Nur-Sultan was proclaimed the capital of Kazakhstan on 10th December 1997 by the President of Kazakhstan and the Parliament. The international presentation of Nur-Sultan, as the new capital of Kazakhstan, was held on 10th June 1998. Today the city’s territory is over 200 sq. km.
In 1999 Nur-Sultan was awarded with the medal and title of City of Peace by UNESCO. The first capital of Kazakhstan was Orenburg (now in the Russian Federation) in 1920 then it was moved to Kyzylorda in 1925. The construction of the Turkish railway was the main reason for transferring the capital to Alma-Ata in 1929.
The capital was moved from Almaty to Nur-Sultan for economic, ecological and geographical reasons. Almaty is too far from the actual geographic center of the country. The population in Almaty is close to 1.5 million with no further prospects for accommodation. In fact the city is fairly overbuilt, densely populated and has no spare areas for development. Transport is also a problem. Year in year out the ecological condition of the ‘southern capital’ deteriorates dramatically.
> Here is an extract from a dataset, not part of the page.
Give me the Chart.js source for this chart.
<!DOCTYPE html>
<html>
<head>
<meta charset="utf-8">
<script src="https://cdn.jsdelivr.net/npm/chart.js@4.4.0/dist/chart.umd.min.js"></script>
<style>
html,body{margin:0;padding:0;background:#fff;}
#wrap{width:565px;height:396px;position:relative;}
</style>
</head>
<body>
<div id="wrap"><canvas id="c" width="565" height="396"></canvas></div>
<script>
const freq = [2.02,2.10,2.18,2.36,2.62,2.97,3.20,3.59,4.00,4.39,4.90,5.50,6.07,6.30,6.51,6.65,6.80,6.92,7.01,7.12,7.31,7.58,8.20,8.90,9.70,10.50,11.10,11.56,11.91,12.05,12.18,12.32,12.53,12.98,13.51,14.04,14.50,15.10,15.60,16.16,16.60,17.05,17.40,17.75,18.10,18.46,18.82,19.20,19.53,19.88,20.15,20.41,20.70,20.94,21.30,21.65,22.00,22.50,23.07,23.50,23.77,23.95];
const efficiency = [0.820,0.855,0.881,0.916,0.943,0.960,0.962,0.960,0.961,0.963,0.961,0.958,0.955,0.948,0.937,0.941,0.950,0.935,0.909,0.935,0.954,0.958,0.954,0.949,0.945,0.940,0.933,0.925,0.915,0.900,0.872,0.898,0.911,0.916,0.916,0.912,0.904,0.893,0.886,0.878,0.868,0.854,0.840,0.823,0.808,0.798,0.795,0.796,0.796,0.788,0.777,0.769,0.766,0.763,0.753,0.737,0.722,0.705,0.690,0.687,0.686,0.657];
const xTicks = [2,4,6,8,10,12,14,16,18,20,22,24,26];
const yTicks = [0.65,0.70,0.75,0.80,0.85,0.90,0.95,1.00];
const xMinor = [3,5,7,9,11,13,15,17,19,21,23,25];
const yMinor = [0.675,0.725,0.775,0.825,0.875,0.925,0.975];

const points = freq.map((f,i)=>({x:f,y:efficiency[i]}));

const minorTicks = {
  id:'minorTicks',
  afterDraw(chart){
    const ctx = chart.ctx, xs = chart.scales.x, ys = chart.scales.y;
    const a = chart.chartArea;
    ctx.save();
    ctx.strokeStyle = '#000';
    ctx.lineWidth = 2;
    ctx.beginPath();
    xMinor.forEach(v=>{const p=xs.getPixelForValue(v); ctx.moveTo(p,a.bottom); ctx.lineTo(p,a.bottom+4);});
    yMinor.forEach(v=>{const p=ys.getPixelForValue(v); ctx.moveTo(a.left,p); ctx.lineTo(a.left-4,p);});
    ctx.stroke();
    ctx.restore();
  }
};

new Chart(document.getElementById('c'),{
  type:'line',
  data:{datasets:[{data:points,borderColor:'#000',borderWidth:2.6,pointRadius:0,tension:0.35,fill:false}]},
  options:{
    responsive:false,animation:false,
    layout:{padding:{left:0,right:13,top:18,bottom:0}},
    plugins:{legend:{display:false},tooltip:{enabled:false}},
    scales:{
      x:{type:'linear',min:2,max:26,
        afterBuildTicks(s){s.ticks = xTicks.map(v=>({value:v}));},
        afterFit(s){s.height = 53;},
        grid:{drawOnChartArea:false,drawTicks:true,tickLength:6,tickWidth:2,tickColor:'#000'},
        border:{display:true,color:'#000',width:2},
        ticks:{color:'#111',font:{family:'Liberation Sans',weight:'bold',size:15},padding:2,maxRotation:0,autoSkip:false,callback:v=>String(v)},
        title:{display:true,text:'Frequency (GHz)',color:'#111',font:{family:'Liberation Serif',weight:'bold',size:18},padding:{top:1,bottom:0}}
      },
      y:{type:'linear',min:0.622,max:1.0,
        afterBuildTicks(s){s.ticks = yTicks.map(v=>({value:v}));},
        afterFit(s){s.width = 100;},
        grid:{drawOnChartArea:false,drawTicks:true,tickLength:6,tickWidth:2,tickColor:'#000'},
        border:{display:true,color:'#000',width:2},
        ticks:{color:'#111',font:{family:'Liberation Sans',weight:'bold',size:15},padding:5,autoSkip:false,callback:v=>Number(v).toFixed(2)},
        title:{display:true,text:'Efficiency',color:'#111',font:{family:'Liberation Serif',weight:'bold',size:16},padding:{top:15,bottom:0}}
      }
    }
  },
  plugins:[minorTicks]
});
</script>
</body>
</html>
It is one of the most polluted cities in Kazakhstan. Nur-Sultan was chosen as the best alternative, based on a nation-wide study taking into account 32 parameters including socioeconomic indices, climate, landscape, seismic condition, natural environment, engineering and transport infrastructure, construction facilities and work force.
The Nur-Sultan region and north Kazakhstan have tremendous development prospects for mining, in particular with reserves of industrial diamonds, tin, zirconium, uranium and gold. The transfer of the country’s capital to Nur-Sultan is sure to have synergies on neighbouring industrially developed Karagandy, Pavlodar, East Kazakhstan and Kostanay regions. In addition it will boost local entrepreneurship and business through the creation of foreign companies’ headquarters, branches of major banks and eventually their headquarters.
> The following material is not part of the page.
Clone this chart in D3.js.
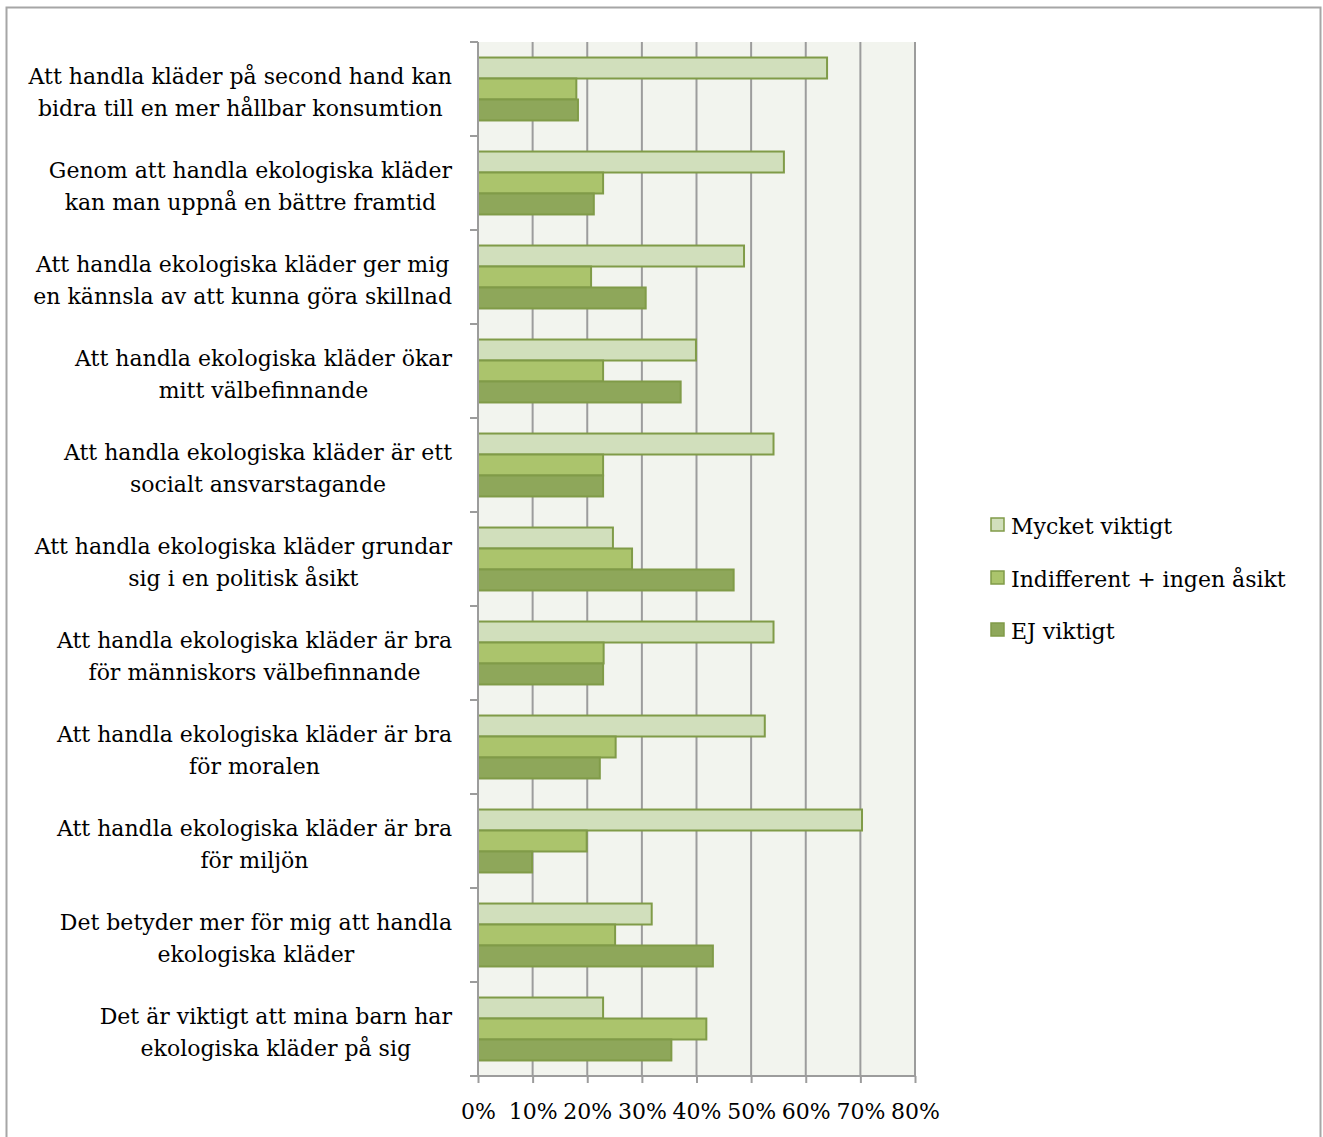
<!DOCTYPE html>
<html>
<head>
<meta charset="utf-8">
<script src="https://cdn.jsdelivr.net/npm/d3@7"></script>
<style>
  body { margin: 0; background: #fff; }
  svg text { font-family: "DejaVu Serif", serif; fill: #000; }
</style>
</head>
<body>
<div id="chart"></div>
<script>
// Category labels, each as its two lines
const categories = [
    ["Att handla kläder på second hand kan", "bidra till en mer hållbar konsumtion"],
    ["Genom att handla ekologiska kläder", "kan man uppnå en bättre framtid"],
    ["Att handla ekologiska kläder ger mig", "en kännsla av att kunna göra skillnad"],
    ["Att handla ekologiska kläder ökar", "mitt välbefinnande"],
    ["Att handla ekologiska kläder är ett", "socialt ansvarstagande"],
    ["Att handla ekologiska kläder grundar", "sig i en politisk åsikt"],
    ["Att handla ekologiska kläder är bra", "för människors välbefinnande"],
    ["Att handla ekologiska kläder är bra", "för moralen"],
    ["Att handla ekologiska kläder är bra", "för miljön"],
    ["Det betyder mer för mig att handla", "ekologiska kläder"],
    ["Det är viktigt att mina barn har", "ekologiska kläder på sig"]
];

const seriesNames = ["Mycket viktigt", "Indifferent + ingen åsikt", "EJ viktigt"];

// values in percent, same order as categories
const mycketViktigt = [63.9, 56.0, 48.7, 39.9, 54.1, 24.7, 54.1, 52.5, 70.3, 31.8, 22.9];
const indifferent   = [18.0, 22.9, 20.7, 22.9, 22.9, 28.2, 23.0, 25.2, 19.9, 25.1, 41.8];
const ejViktigt     = [18.3, 21.2, 30.7, 37.1, 22.9, 46.8, 22.9, 22.3, 9.9, 43.0, 35.4];

const xTicks = [0, 10, 20, 30, 40, 50, 60, 70, 80];

const seriesValues = [mycketViktigt, indifferent, ejViktigt];
const fills = ["#d1dfbc", "#abc46c", "#8ea75a"];

const W = 1323, H = 1137;
const plot = { left: 478, right: 915, top: 42, bottom: 1076 };

const svg = d3.select("#chart")
    .append("svg")
    .attr("width", W)
    .attr("height", H);

// outer chart border
svg.append("rect")
    .attr("x", 6.5)
    .attr("y", 7.5)
    .attr("width", 1314)
    .attr("height", 1140)
    .attr("fill", "#fff")
    .attr("stroke", "#a6a6a6")
    .attr("stroke-width", 2);

// Scales
const x = d3.scaleLinear()
    .domain([0, 80])
    .range([plot.left, plot.right]);

const y0 = d3.scaleBand()
    .domain(d3.range(categories.length))
    .range([plot.top, plot.bottom]);

const y1 = d3.scaleBand()
    .domain(d3.range(seriesNames.length))
    .range([0, y0.bandwidth()])
    .paddingOuter(0.74);

// plot background
svg.append("rect")
    .attr("x", plot.left)
    .attr("y", plot.top)
    .attr("width", plot.right - plot.left)
    .attr("height", plot.bottom - plot.top)
    .attr("fill", "#f2f4ee");

// vertical gridlines
svg.selectAll(".grid")
    .data(xTicks.slice(1))
    .enter().append("line")
    .attr("x1", d => x(d))
    .attr("x2", d => x(d))
    .attr("y1", plot.top)
    .attr("y2", plot.bottom)
    .attr("stroke", "#9c9c9c")
    .attr("stroke-width", 2);

// Bars
const groups = svg.selectAll(".cat")
    .data(categories.map((c, i) => i))
    .enter().append("g")
    .attr("transform", i => `translate(0,${y0(i)})`);

groups.selectAll("rect")
    .data(i => seriesValues.map((vals, s) => ({ s, v: vals[i] })))
    .enter().append("rect")
    .attr("x", x(0))
    .attr("y", d => y1(d.s))
    .attr("width", d => x(d.v) - x(0))
    .attr("height", y1.bandwidth())
    .attr("fill", d => fills[d.s])
    .attr("stroke", "#809b48")
    .attr("stroke-width", 2);

// Y axis line + ticks
const yAxis = svg.append("g");
yAxis.append("line")
    .attr("x1", plot.left).attr("x2", plot.left)
    .attr("y1", plot.top).attr("y2", plot.bottom)
    .attr("stroke", "#9c9c9c").attr("stroke-width", 2);
yAxis.selectAll(".ytick")
    .data(d3.range(categories.length + 1))
    .enter().append("line")
    .attr("x1", plot.left - 8).attr("x2", plot.left)
    .attr("y1", i => plot.top + i * y0.step())
    .attr("y2", i => plot.top + i * y0.step())
    .attr("stroke", "#9c9c9c").attr("stroke-width", 2);

// X axis
const xAxis = d3.axisBottom(x)
    .tickValues(xTicks)
    .tickSize(7)
    .tickFormat(d => d + "%");

const gx = svg.append("g")
    .attr("transform", `translate(0,${plot.bottom})`)
    .call(xAxis);
gx.select(".domain").remove();
gx.append("line")
    .attr("x1", plot.left - 8).attr("x2", plot.right)
    .attr("stroke", "#9c9c9c").attr("stroke-width", 2);
gx.selectAll(".tick line").attr("stroke", "#9c9c9c").attr("stroke-width", 2);
gx.selectAll(".tick text")
    .attr("y", 27)
    .attr("font-family", "DejaVu Serif")
    .attr("font-size", 22)
    .attr("fill", "#000");

// Category labels: two centred lines, block right edge at 452
const labelRight = 452;
categories.forEach((lines, i) => {
    const cy = y0(i) + y0.bandwidth() / 2;
    const t = svg.append("text")
        .attr("text-anchor", "middle")
        .attr("font-size", 22);
    const spans = lines.map((l, k) => t.append("tspan")
        .attr("y", cy + (k === 0 ? -13 : 19))
        .attr("dy", "0.35em")
        .text(l));
    const maxW = d3.max(spans, s => s.node().getComputedTextLength());
    spans.forEach(s => s.attr("x", labelRight - maxW / 2));
});

// Legend
const legend = svg.append("g");
const legendY = [525, 578, 630];
seriesNames.forEach((name, s) => {
    legend.append("rect")
        .attr("x", 991)
        .attr("y", legendY[s] - 7)
        .attr("width", 13)
        .attr("height", 13)
        .attr("fill", fills[s])
        .attr("stroke", "#809b48")
        .attr("stroke-width", 1.5);
    legend.append("text")
        .attr("x", 1011)
        .attr("y", legendY[s] + 1)
        .attr("dy", "0.35em")
        .attr("font-size", 22)
        .text(name);
});
</script>
</body>
</html>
The country’s administration moving to Nur-Sultan by 1999 will create an influx of experts improving management, information, technical and technological expertise and trade. All this will promote business both in Akmola and its suburbs. The local market in the capital will become more diversified with a higher capacity and goods and services will grow. In short Nur-Sultan will consolidate its international position for trading agricultural goods. Agriculture, stocks and shares, currencies, banking, insurance and transport, permanent fairs and exhibitions will see a sustained development and there are also good prospects for transport and trade facilities.
Local companies are seeing results through mastering new technologies and installing up-to-date production lines. Major industrial giants which – in their former obsolete condition were below the new economic standards are being restructured and split up and new enterprises created to manufacture household appliances, provide spare parts and maintenance of agricultural equipment or self-contained power supply equipment operating on liquid fuel. A huge construction project for housing was also launched. In 1997 the volume of construction was worth 14 billion tenge, six times the 1996 level. No less advanced is the programme for developing telecommunications aiming to provide as many as 30 handsets per 100 residents in Nur-Sultan by 2010.